04. Of Montreal – “Get god’s Attention by Bing an Atheist” (Marc Mineur)
Extrait de UR FUN – 2020 – Pop Synthétique
Cela fait près de 15 ans que les albums d’of Montreal sont les carnets intimes de Kevin Barnes. Parfois c’est d’une vie fantasmée via quelques avatars pas piqués des vers, souvent c’est sa vie réelle qui est mise en scène et c’est encore le cas ici. Depuis l’excellent Lousy With Sylvianbriar, il a aussi compris qu’en faisant dévier se morceaux toutes les 30 secondes, il risquait de perdre l’auditeur. Cet album-ci reprend donc cette veine plus resserrée et convaincante, avec quelques surgissements à la clé. Rien que le titre est plus percutant que quelques discographies. On en redemande donc.
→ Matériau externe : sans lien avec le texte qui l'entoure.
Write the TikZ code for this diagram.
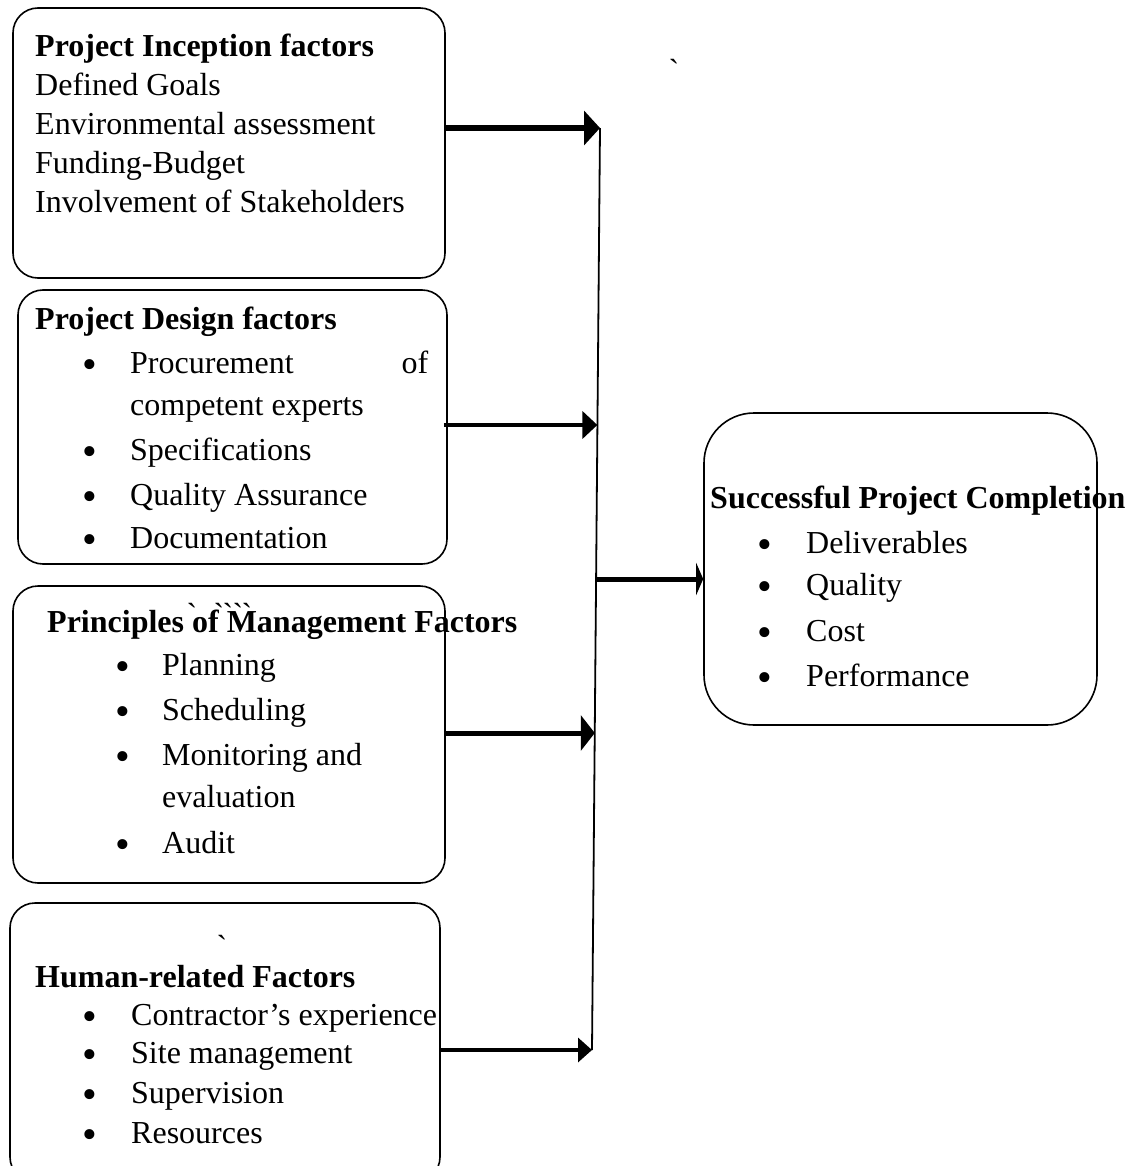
\documentclass[tikz,border=0pt]{standalone}
\usepackage{fontspec}
\setmainfont{Liberation Serif}
\usetikzlibrary{arrows.meta,calc}
\newcommand\mygrave{\XeTeXglyph\XeTeXcharglyph"60\relax}
\begin{document}
\begin{tikzpicture}[x=1pt,y=-1pt,
  box/.style={draw,line width=1.6pt,rounded corners=25pt,inner sep=0pt},
  txt/.style={anchor=base west,inner sep=0pt,font=\fontsize{32}{39}\selectfont},
  ttl/.style={anchor=base west,inner sep=0pt,font=\fontsize{32}{39}\selectfont\bfseries},
  bul/.style={anchor=base,inner sep=0pt,font=\fontsize{42}{42}\selectfont,yshift=-5pt},
  tick/.style={anchor=base,inner sep=0pt,font=\fontsize{32}{39}\selectfont},
  conn/.style={line width=1.8pt}]
\useasboundingbox (0,0) rectangle (1127,1166);
\clip (0,0) rectangle (1127,1166);

% boxes
\node[box,minimum width=432pt,minimum height=270pt] (b1) at (229,143) {};
\node[box,minimum width=429pt,minimum height=274pt] (b2) at (232.5,427) {};
\node[box,minimum width=432pt,minimum height=297pt] (b3) at (229,734.5) {};
\node[box,minimum width=430pt,minimum height=279pt] (b4) at (225,1042.5) {};
\node[box,rounded corners=50pt,minimum width=393pt,minimum height=312pt] (b5) at (900.5,569) {};

% vertical collector line
\coordinate (vt) at (600,128);
\coordinate (vb) at (592,1050);
\coordinate (t2) at (597.4,425);
\coordinate (t4) at (594.8,733);
\coordinate (m) at (596,579);
\draw[conn] (vt) -- (vb);

% arrows
\draw[line width=5.5pt,-{Triangle[length=16pt,width=34pt]}] (b1.east |- vt) -- (vt);
\draw[line width=4pt,-{Triangle[length=15pt,width=27pt]}] ([xshift=-4pt]b2.east |- t2) -- (t2);
\draw[line width=5pt,-{Triangle[length=14pt,width=35pt]}] (b3.east |- t4) -- (t4);
\draw[line width=3.5pt,-{Triangle[length=14pt,width=24pt]}] (b4.east |- vb) -- (vb);
\draw[line width=5pt,-{Triangle[length=7pt,width=32pt]}] (m) -- (b5.west |- m);

% box 1
\node[ttl] (h1) at (35,57) {Project Inception factors};
\node[txt] (l11) at (35,96) {Defined Goals};
\node[txt] (l12) at (35,135) {Environmental assessment};
\node[txt] (l13) at (35,174) {Funding-Budget};
\node[txt] (l14) at (35,213) {Involvement of Stakeholders};

% box 2
\node[ttl] (h2) at (35,329) {Project Design factors};
\node[bul] (p21) at (90,373) {•};
\node[bul] (p22) at (90,460) {•};
\node[bul] (p23) at (90,505) {•};
\node[bul] (p24) at (90,548) {•};
\node[txt] (l21) at (130,373) {\makebox[298pt][l]{Procurement\hfill of}};
\node[txt] (l21b) at (130,415) {competent experts};
\node[txt] (l22) at (130,460) {Specifications};
\node[txt] (l23) at (130,505) {Quality Assurance};
\node[txt] (l24) at (130,548) {Documentation};

% box 3
\node[ttl] (h3) at (47,632) {Principles of Management Factors};
\node[tick] (k1) at (192,625) {\mygrave};
\node[tick] (k2) at (219,625) {\mygrave};
\node[tick] (k3) at (228,625) {\mygrave};
\node[tick] (k4) at (238,625) {\mygrave};
\node[tick] (k5) at (247,625) {\mygrave};
\node[bul] (p31) at (123,675) {•};
\node[bul] (p32) at (123,720) {•};
\node[bul] (p33) at (123,765) {•};
\node[bul] (p34) at (123,853) {•};
\node[txt] (l31) at (162,675) {Planning};
\node[txt] (l32) at (162,720) {Scheduling};
\node[txt] (l33) at (162,765) {Monitoring and};
\node[txt] (l33b) at (162,807) {evaluation};
\node[txt] (l34) at (162,853) {Audit};

% box 4
\node[tick] (k6) at (222,957) {\mygrave};
\node[ttl] (h4) at (35,987) {Human-related Factors};
\node[bul] (p41) at (90,1025) {•};
\node[bul] (p42) at (90,1063) {•};
\node[bul] (p43) at (90,1103) {•};
\node[bul] (p44) at (90,1143) {•};
\node[txt] (l41) at (131,1025) {Contractor’s experience};
\node[txt] (l42) at (131,1063) {Site management};
\node[txt] (l43) at (131,1103) {Supervision};
\node[txt] (l44) at (131,1143) {Resources};

% box 5
\node[ttl] (h5) at (710,508) {Successful Project Completion};
\node[bul] (p51) at (765,553) {•};
\node[bul] (p52) at (765,595) {•};
\node[bul] (p53) at (765,641) {•};
\node[bul] (p54) at (765,686) {•};
\node[txt] (l51) at (806,553) {Deliverables};
\node[txt] (l52) at (806,595) {Quality};
\node[txt] (l53) at (806,641) {Cost};
\node[txt] (l54) at (806,686) {Performance};

% stray tick top right
\node[tick] (k0) at (674,82) {\mygrave};
\end{tikzpicture}
\end{document}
05. Mura Masa feat. slowthai – “Deal Wiv It” (Christophe Gauthier)
Extrait de R.Y.C. – 2019 – Néo-post-punk
Mura Masa (Alex Crossan à la ville) prend tout le monde à contre-pied avec son deuxième LP, R.Y.C. (Raw Youth Collage). Après s’être fait connaître par ses productions électroniques un brin pétées, il ressort les instruments acoustiques de sa jeunesse pour enrichir sa palette sonore. Au milieu de morceaux électropop, Greenday-esques ou méditatifs surgit le furieux “Deal Wiv It” avec sa basse en avant, ses riffs mordants et la diatribe de slowthai, rappeur de Northampton à l’accent à trancher au lapidaire. Ce titre est un digne descendant de “Parklife” de Blur et de “Peaches” des Stranglers. Et si 2020 était une année punk ?
06. Arthur Russell – “Words of Love” (Nathan)
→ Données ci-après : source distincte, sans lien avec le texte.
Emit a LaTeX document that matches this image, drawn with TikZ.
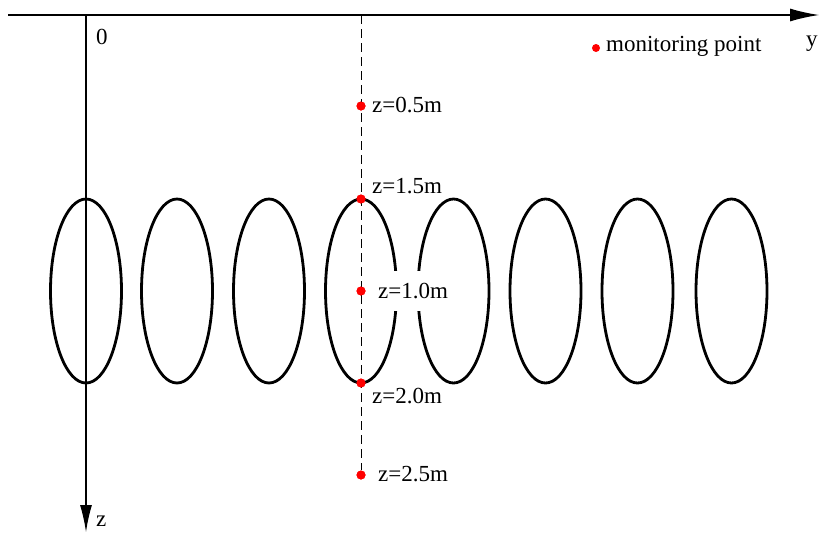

Extrait de Iowa Dream – 2019 – Folk
Je ne sais pas trop d’où c’est sorti (en fait, si, ce sont des démos de 1979 compilées et rééditées), je ne sais pas pourquoi je ne connaissais pas ce pan d’Arthur Russell (en fait, si, parce que pour moi ce n’était qu’un nom liée aux edits de Larry Levan et David Mancuso, et aux années disco et début de la house). Mais c’est le truc le plus beau que j’ai entendu depuis des mois et que cette simplicité désarmante, cette élégante naiveté me laissera toujours bouche bée.
07. Shopping – “Initiative” (Benjamin Fogel)
Extrait de All Or Nothing – 2020 – Post Punk
En huit ans et quatre albums, le groupe anglais Shopping, composé de Rachel Aggs (guitare et voix), Billy Easter (basse et voix) et Andrew Milk (batterie et voix), est passé du statut de groupe typique du revival post-punk – option Gang of Four – à celui de fer de lance de la scène post punk mondiale. Grâce à sa rythmique chaude et excitante, son trio de voix et ses mélodies évidentes, Shopping arrive à produire une musique très cohérente, où tout se ressemble sans se ressembler, et où l’ensemble forme un bloc monolithique complexe, rappelant la musique de The Fall.
08. Isobel Campbell & Mark Lanegan – “Something to believe” (Thomas Messias)
Extrait de Sunday at Devil Dirt – 2008 – refuge
Les envies de suicide, très peu pour moi. En revanche, des envies de disparaître, oui. Ou de n’exister qu’un jour sur deux, comme dans la nouvelle de Marcel Aymé qui a donné le film Les jours où je n’existe pas. Comme ça n’est apparemment pas possible, j’hiberne au sens propre comme au sens figuré, en écoutant des chansons qui réchauffent. Les mois d’avril sont meurtriers, disait le film avec Jean-Pierre Marielle. Dans le genre, février n’est mal non plus.